DIRECTIONS:
Quote the whole listing word for word. Do not include the pictures.
>> Start INFORMATION PROVIDED
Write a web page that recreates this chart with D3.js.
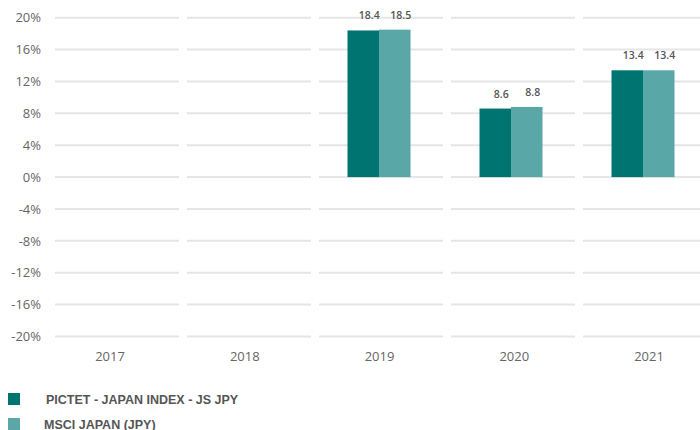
<!DOCTYPE html>
<html><head><meta charset="utf-8">
<script src="https://cdn.jsdelivr.net/npm/d3@7"></script>
<style>body{margin:0;background:#fff}</style>
</head><body>
<svg id="c" width="700" height="430"></svg>
<script>
const years = ["2017","2018","2019","2020","2021"];
const seriesNames = ["PICTET - JAPAN INDEX - JS JPY","MSCI JAPAN (JPY)"];
const pictet = [null,null,18.4,8.6,13.4];
const msci = [null,null,18.5,8.8,13.4];
const yTicks = [20,16,12,8,4,0,-4,-8,-12,-16,-20];
const colors = ["#007470","#5aa7a7"];

const svg = d3.select("#c");
const x = d3.scaleBand().domain(years).range([49,709]).paddingInner(0).paddingOuter(0);
const xLab = d3.scalePoint().domain(years).range([109.5,648.5]);
const y = d3.scaleLinear().domain([-20,20]).range([336.5,17.7]);
const inner = d3.scaleBand().domain([0,1]).range([x.bandwidth()/2-31.5, x.bandwidth()/2+31.5]);

// gridlines segmented per band
const g = svg.append("g");
years.forEach(c=>{
  g.selectAll(null).data(yTicks).enter().append("line")
    .attr("x1", x(c)+6).attr("x2", x(c)+x.bandwidth()-2)
    .attr("y1", d=>y(d)).attr("y2", d=>y(d))
    .attr("stroke","#e5e5e5").attr("stroke-width",2);
});

// y axis labels
const yAxis = d3.axisLeft(y).tickValues(yTicks).tickSize(0).tickPadding(0).tickFormat(d=>d+"%");
const ya = svg.append("g").attr("transform","translate(41,0)").call(yAxis);
ya.select(".domain").remove();
ya.selectAll("text").attr("fill","#666").style("font-family","'Open Sans', sans-serif").style("font-size","13px");

// x axis labels
const xAxis = d3.axisBottom(xLab).tickSize(0).tickPadding(0);
const xa = svg.append("g").attr("transform","translate(0,352)").call(xAxis);
xa.select(".domain").remove();
xa.selectAll("text").attr("fill","#666").style("font-family","'Open Sans', sans-serif").style("font-size","13px");

// bars
const data = [pictet, msci];
data.forEach((arr,si)=>{
  const pts = years.map((c,i)=>({c, v:arr[i]})).filter(d=>d.v!=null);
  svg.selectAll(null).data(pts).enter().append("rect")
    .attr("x", d=>x(d.c)+inner(si)).attr("width", inner.bandwidth())
    .attr("y", d=>y(Math.max(0,d.v))).attr("height", d=>Math.abs(y(d.v)-y(0)))
    .attr("fill", colors[si]);
  svg.selectAll(null).data(pts).enter().append("text")
    .attr("x", d=>x(d.c)+inner(si)+inner.bandwidth()/2+6)
    .attr("y", d=>y(d.v)-11)
    .attr("text-anchor","middle")
    .attr("fill","#555").style("font-family","'Open Sans', sans-serif")
    .style("font-size","10.5px").style("font-weight","600")
    .text(d=>d.v.toFixed(1));
});

// legend
const lg = svg.append("g");
seriesNames.forEach((n,i)=>{
  lg.append("rect").attr("x",8).attr("y",393+i*25).attr("width",12).attr("height",12).attr("fill",colors[i]);
  lg.append("text").attr("x", i===0?46:44).attr("y",404+i*25)
    .attr("fill","#555").style("font-family","'Liberation Sans Narrow', 'Liberation Sans', sans-serif")
    .style("font-size","12.5px").style("font-weight","bold").text(n);
});
</script>
</body></html>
>> End INFORMATION PROVIDED
OUTPUT:
Write a web page that recreates this chart with D3.js.
<!DOCTYPE html>
<html><head><meta charset="utf-8">
<script src="https://cdn.jsdelivr.net/npm/d3@7"></script>
<style>body{margin:0;background:#fff}</style>
</head><body>
<svg id="c" width="700" height="430"></svg>
<script>
const years = ["2017","2018","2019","2020","2021"];
const seriesNames = ["PICTET - JAPAN INDEX - JS JPY","MSCI JAPAN (JPY)"];
const pictet = [null,null,18.4,8.6,13.4];
const msci = [null,null,18.5,8.8,13.4];
const yTicks = [20,16,12,8,4,0,-4,-8,-12,-16,-20];
const colors = ["#007470","#5aa7a7"];

const svg = d3.select("#c");
const x = d3.scaleBand().domain(years).range([49,709]).paddingInner(0).paddingOuter(0);
const xLab = d3.scalePoint().domain(years).range([109.5,648.5]);
const y = d3.scaleLinear().domain([-20,20]).range([336.5,17.7]);
const inner = d3.scaleBand().domain([0,1]).range([x.bandwidth()/2-31.5, x.bandwidth()/2+31.5]);

// gridlines segmented per band
const g = svg.append("g");
years.forEach(c=>{
  g.selectAll(null).data(yTicks).enter().append("line")
    .attr("x1", x(c)+6).attr("x2", x(c)+x.bandwidth()-2)
    .attr("y1", d=>y(d)).attr("y2", d=>y(d))
    .attr("stroke","#e5e5e5").attr("stroke-width",2);
});

// y axis labels
const yAxis = d3.axisLeft(y).tickValues(yTicks).tickSize(0).tickPadding(0).tickFormat(d=>d+"%");
const ya = svg.append("g").attr("transform","translate(41,0)").call(yAxis);
ya.select(".domain").remove();
ya.selectAll("text").attr("fill","#666").style("font-family","'Open Sans', sans-serif").style("font-size","13px");

// x axis labels
const xAxis = d3.axisBottom(xLab).tickSize(0).tickPadding(0);
const xa = svg.append("g").attr("transform","translate(0,352)").call(xAxis);
xa.select(".domain").remove();
xa.selectAll("text").attr("fill","#666").style("font-family","'Open Sans', sans-serif").style("font-size","13px");

// bars
const data = [pictet, msci];
data.forEach((arr,si)=>{
  const pts = years.map((c,i)=>({c, v:arr[i]})).filter(d=>d.v!=null);
  svg.selectAll(null).data(pts).enter().append("rect")
    .attr("x", d=>x(d.c)+inner(si)).attr("width", inner.bandwidth())
    .attr("y", d=>y(Math.max(0,d.v))).attr("height", d=>Math.abs(y(d.v)-y(0)))
    .attr("fill", colors[si]);
  svg.selectAll(null).data(pts).enter().append("text")
    .attr("x", d=>x(d.c)+inner(si)+inner.bandwidth()/2+6)
    .attr("y", d=>y(d.v)-11)
    .attr("text-anchor","middle")
    .attr("fill","#555").style("font-family","'Open Sans', sans-serif")
    .style("font-size","10.5px").style("font-weight","600")
    .text(d=>d.v.toFixed(1));
});

// legend
const lg = svg.append("g");
seriesNames.forEach((n,i)=>{
  lg.append("rect").attr("x",8).attr("y",393+i*25).attr("width",12).attr("height",12).attr("fill",colors[i]);
  lg.append("text").attr("x", i===0?46:44).attr("y",404+i*25)
    .attr("fill","#555").style("font-family","'Liberation Sans Narrow', 'Liberation Sans', sans-serif")
    .style("font-size","12.5px").style("font-weight","bold").text(n);
});
</script>
</body></html>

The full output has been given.